#### [Work to be completed]
No pictures belong in the copy; return exactly the lines from the one with "What seaborn and" through the one with "import seaborn as sns", both ends included, and nothing else.
---------- The data ----------
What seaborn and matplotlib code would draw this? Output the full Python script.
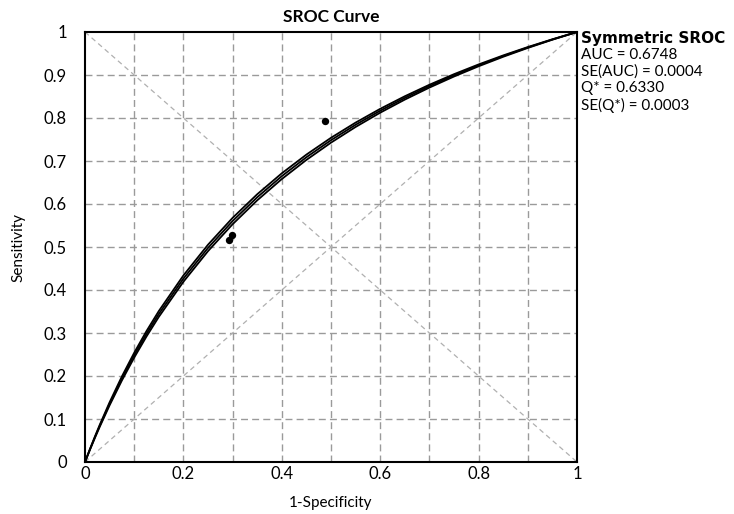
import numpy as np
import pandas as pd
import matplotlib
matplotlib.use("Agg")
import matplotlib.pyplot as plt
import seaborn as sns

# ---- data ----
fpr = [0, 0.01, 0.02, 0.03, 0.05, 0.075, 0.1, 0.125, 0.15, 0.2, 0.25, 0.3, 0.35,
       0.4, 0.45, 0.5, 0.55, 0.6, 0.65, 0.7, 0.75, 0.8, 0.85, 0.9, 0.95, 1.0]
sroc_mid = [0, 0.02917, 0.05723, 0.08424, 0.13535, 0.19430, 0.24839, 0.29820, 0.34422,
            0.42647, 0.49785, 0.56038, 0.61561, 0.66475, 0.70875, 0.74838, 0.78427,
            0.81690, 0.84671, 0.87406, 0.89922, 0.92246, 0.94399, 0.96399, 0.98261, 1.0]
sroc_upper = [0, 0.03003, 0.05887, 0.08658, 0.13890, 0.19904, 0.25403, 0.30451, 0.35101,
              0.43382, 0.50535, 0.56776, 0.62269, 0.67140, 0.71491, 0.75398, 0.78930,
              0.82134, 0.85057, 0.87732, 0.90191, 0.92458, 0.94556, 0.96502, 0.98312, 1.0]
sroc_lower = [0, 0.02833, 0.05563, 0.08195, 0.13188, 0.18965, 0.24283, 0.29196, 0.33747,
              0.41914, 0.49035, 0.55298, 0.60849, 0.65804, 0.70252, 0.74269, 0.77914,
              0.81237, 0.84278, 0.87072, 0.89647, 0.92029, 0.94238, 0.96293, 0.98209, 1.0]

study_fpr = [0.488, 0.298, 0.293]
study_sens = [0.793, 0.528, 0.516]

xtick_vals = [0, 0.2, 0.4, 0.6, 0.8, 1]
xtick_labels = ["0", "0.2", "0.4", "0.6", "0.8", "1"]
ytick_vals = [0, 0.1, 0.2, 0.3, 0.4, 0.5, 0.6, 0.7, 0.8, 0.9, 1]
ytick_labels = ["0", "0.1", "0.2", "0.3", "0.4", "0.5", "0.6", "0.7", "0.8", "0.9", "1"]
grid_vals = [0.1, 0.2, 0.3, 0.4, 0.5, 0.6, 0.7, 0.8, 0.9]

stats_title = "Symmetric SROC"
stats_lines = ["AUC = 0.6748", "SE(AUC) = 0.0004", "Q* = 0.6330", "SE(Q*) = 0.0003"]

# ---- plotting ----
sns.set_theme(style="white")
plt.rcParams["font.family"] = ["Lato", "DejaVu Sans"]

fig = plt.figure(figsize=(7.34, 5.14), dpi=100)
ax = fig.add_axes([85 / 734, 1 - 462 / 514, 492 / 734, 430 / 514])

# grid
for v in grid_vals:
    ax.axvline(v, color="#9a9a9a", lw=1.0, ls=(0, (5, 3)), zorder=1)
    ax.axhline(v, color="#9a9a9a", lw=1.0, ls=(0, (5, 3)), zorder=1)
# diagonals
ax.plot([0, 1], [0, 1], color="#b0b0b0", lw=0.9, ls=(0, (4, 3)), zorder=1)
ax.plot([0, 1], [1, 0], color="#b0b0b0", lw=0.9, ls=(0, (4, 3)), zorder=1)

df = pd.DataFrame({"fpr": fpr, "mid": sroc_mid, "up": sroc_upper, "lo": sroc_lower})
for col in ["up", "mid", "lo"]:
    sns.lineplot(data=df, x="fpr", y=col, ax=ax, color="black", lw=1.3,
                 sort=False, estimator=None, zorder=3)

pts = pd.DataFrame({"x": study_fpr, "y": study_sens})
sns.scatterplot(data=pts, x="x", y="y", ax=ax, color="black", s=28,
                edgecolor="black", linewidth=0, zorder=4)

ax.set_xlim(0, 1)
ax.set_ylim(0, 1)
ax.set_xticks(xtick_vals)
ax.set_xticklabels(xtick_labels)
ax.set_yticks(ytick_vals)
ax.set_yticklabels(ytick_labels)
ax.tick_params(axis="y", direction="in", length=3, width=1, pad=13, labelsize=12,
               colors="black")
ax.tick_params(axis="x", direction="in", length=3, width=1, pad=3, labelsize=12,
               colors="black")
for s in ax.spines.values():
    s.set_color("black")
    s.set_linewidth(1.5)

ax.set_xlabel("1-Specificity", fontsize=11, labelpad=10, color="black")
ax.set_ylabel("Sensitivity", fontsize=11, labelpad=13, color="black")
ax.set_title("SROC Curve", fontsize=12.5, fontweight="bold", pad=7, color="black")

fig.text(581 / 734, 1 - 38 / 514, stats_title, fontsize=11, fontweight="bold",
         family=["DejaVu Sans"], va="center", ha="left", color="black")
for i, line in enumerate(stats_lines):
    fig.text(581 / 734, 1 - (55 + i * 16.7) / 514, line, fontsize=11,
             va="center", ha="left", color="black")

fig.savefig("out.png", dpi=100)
----------
---------- The data ----------
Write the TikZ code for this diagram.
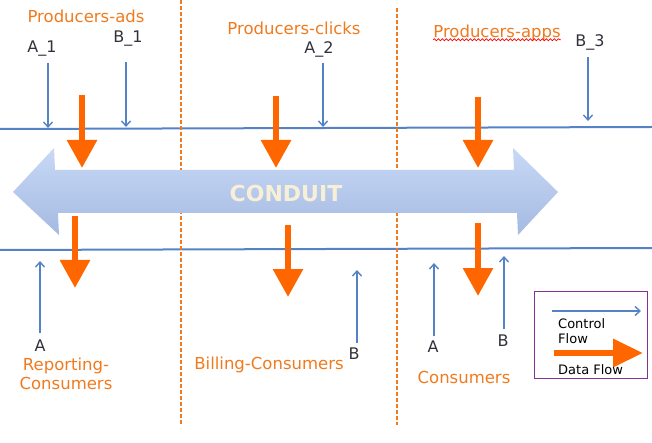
----------
#### [The answer]
What seaborn and matplotlib code would draw this? Output the full Python script.
import numpy as np
import pandas as pd
import matplotlib
matplotlib.use("Agg")
import matplotlib.pyplot as plt
import seaborn as sns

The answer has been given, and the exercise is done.